There are a number of theories of origins. This is not the time or place to consider all of them in depth, but I'll do a shallow consideration of some of them here.
Young-earth creationists would say that the second possibility must have been what really happened. God hard-wired some insects to behave in marvelous ways, either individually, or as social insects, to cope with the effects of temperature. Intelligent Design advocates would say this about some marvelous mechanisms, perhaps including these coping mechanisms. These groups may be right about this.
However, there are other thinkers, who also reject naturalism--the idea that there is no purpose to the universe, and no God--and who hold that there are emergent properties, built in to living things, or even into atoms, by an intelligent God. They might say, for example, that God planned and built Carbon, Hydrogen, and Oxygen atoms so that they would form carbohydrates. They would also say that God planned living things so that they would use natural selection as a mechanism to cope with various aspects of their environment.
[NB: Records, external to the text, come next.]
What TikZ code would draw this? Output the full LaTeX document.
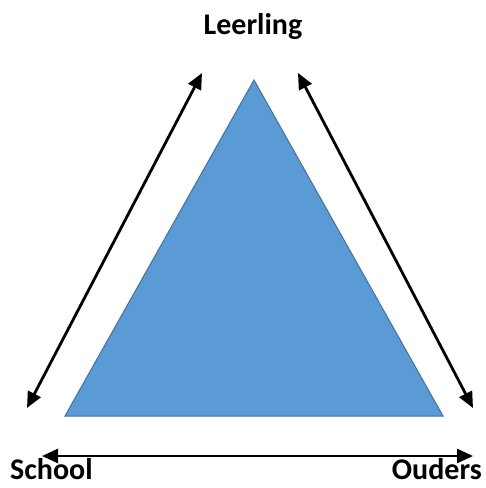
\documentclass[tikz,border=0pt]{standalone}
\usepackage{fontspec}
\setmainfont{Carlito}
\usetikzlibrary{arrows.meta}
\definecolor{driehoek}{HTML}{5B9BD5}
\definecolor{rand}{HTML}{41719C}

\begin{document}
\begin{tikzpicture}[x=1pt, y=-1pt,
      pijl/.style={draw, line width=2.8pt, {Triangle[length=16pt,width=14pt]}-{Triangle[length=16pt,width=14pt]}},
      label/.style={font=\fontsize{30}{36}\selectfont\bfseries, inner sep=0pt}]
    \useasboundingbox (0,0) rectangle (486,488);
    % driehoek
    \coordinate (top) at (254,80);
    \coordinate (links) at (65,416);
    \coordinate (rechts) at (443,416);
    \draw[fill=driehoek, draw=rand, line width=1pt] (top) -- (links) -- (rechts) -- cycle;
    % labels
    \node[label] (leerling) at (253,27) {Leerling};
    \node[label, anchor=west] (school) at (10,469) {School};
    \node[label, anchor=east] (ouders) at (482,469) {Ouders};
    % pijlen
    \coordinate (a1) at (202,73);
    \coordinate (a2) at (27,408);
    \coordinate (b1) at (298,73);
    \coordinate (b2) at (473,408);
    \coordinate (c1) at (42,456);
    \coordinate (c2) at (473,456);
    \draw[pijl] (a1) -- (a2);
    \draw[pijl] (b1) -- (b2);
    \draw[pijl] (c1) -- (c2);
\end{tikzpicture}
\end{document}
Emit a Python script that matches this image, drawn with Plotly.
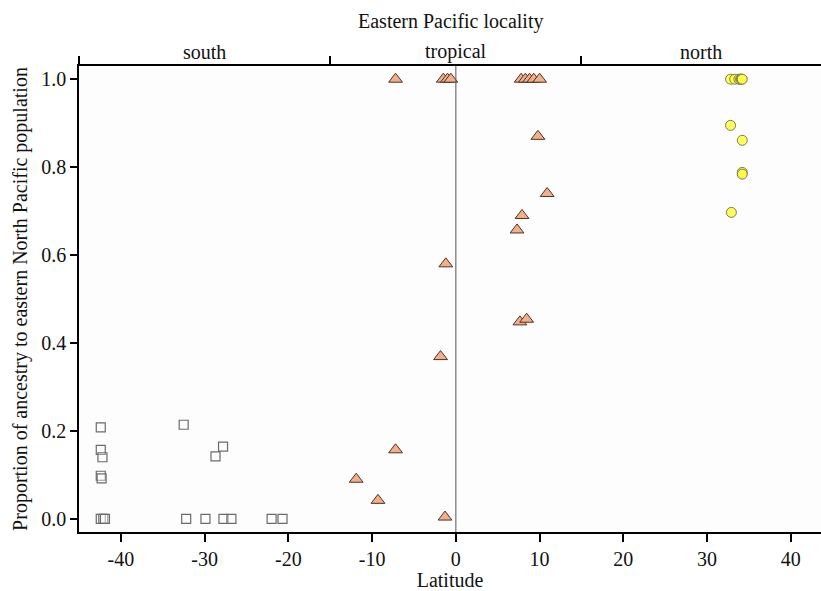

Insects that began to act in certain ways had an advantage over those that didn't, and they produced more offspring.
Which is right? Hebrews 11:3, (By faith we understand that the worlds have been framed by the word of God, so that what is seen hath not been made out of things which appear, ASV) as I understand it, says that we know about origins by faith. I don't believe it is possible to prove, or disprove, any of the three possibilities scientifically. I reject the first one, because my faith in God demands that I do.
God was capable of creating termites, say, with the ability to construct air-conditioning systems right out of the egg, and did so. If that is what happened, some species of termites had this ability immediately.
God was also capable of creating termites, or pre-termites, that were selected for this behavior. If that is what happened, some species gradually developed this ability. Which is correct? I don't know. However, as I see it, either of these shows an omniscient, omnipotent God at work.
Col 1:16 for in him were all things created, in the heavens and upon the earth, things visible and things invisible, whether thrones or dominions or principalities or powers; all things have been created through him, and unto him; 17 and he is before all things, and in him all things consist. (ASV. Other versions use different words for the last idea, such as the NLT's "he holds all creation together." As I understand it, they all imply that Christ is active in the universe now, in the present.)
The Bible seems to teach us that God did not just create the universe, and go off and leave it. Colossians 1:16-17 is evidence against that. So are at least the miracles of original creation; of the delivery of the Israelites from Egypt; of the incarnation, life, teaching, ministry and resurrection of Christ; and of the growth of the church--God seems to have intervened directly in events in what was, for humans, real time. Other events called miracles may have been the result of direct intervention at the time, or of pre-planning on God's part. Creating termites with air-conditioning ability would have been a miracle. So would creating organisms that could evolve into such termites.